Directors David Fairhead and Ant Palmer, whose documentary “Spitfire” established their bona fides as aeronautical historians, are encyclopedic in their detail, but serve up the data with a heaping helping of humanity. Interviews with the navigators, gunners, radio-men and bombardiers, called “bomb aimers” by the Brits, reveal a sense of regret and the need to reconcile for the destruction the Lancaster bombing raids over Germany conducted by RAF Bomber Command caused, while at the same time acknowledging that without the aerial combat the war may have been lost.

“There’s no second prize in war,” one pilot says. “You either win or you lose.”

Through gravitas dipped narration courtesy of Charles Dance, we learn how the Rolls Royce-powered Lancaster could take the largest bombs used by the RAF and why it was crucial in the “taking the war to Germany” strategy. Through archival footage and scenes from the epic 1955 was film “The Dam Busters,” we get a sense of the massive scale of destruction that followed in the path of the Lancaster, but it really comes to life in the testimony of a German woman who survived the firebombing of Dresden.
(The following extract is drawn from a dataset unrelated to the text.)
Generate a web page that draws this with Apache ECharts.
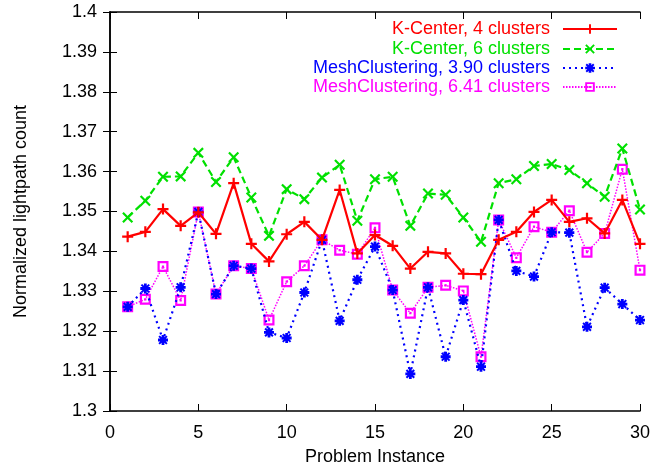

A picture may be worth a thousand words, but the words of the people that were there, in the sky and on the ground, paint a vivid portrait of the destruction brought from above. With so few World War II vets left to tell the tale, “Lancaster” offers a valuable document. These firsthand recollections of the camaraderie, the fear—even when uttered through stiff upper “I was apprehensive” lips—and the human toll war took on them is eye-opening and important for future WWII scholars.

“Lancaster” isn’t a flashy documentary. It doesn’t need to be. Well-chosen archival material supports the story, but it is the human touch that brings more emotion than you may expect from a war documentary.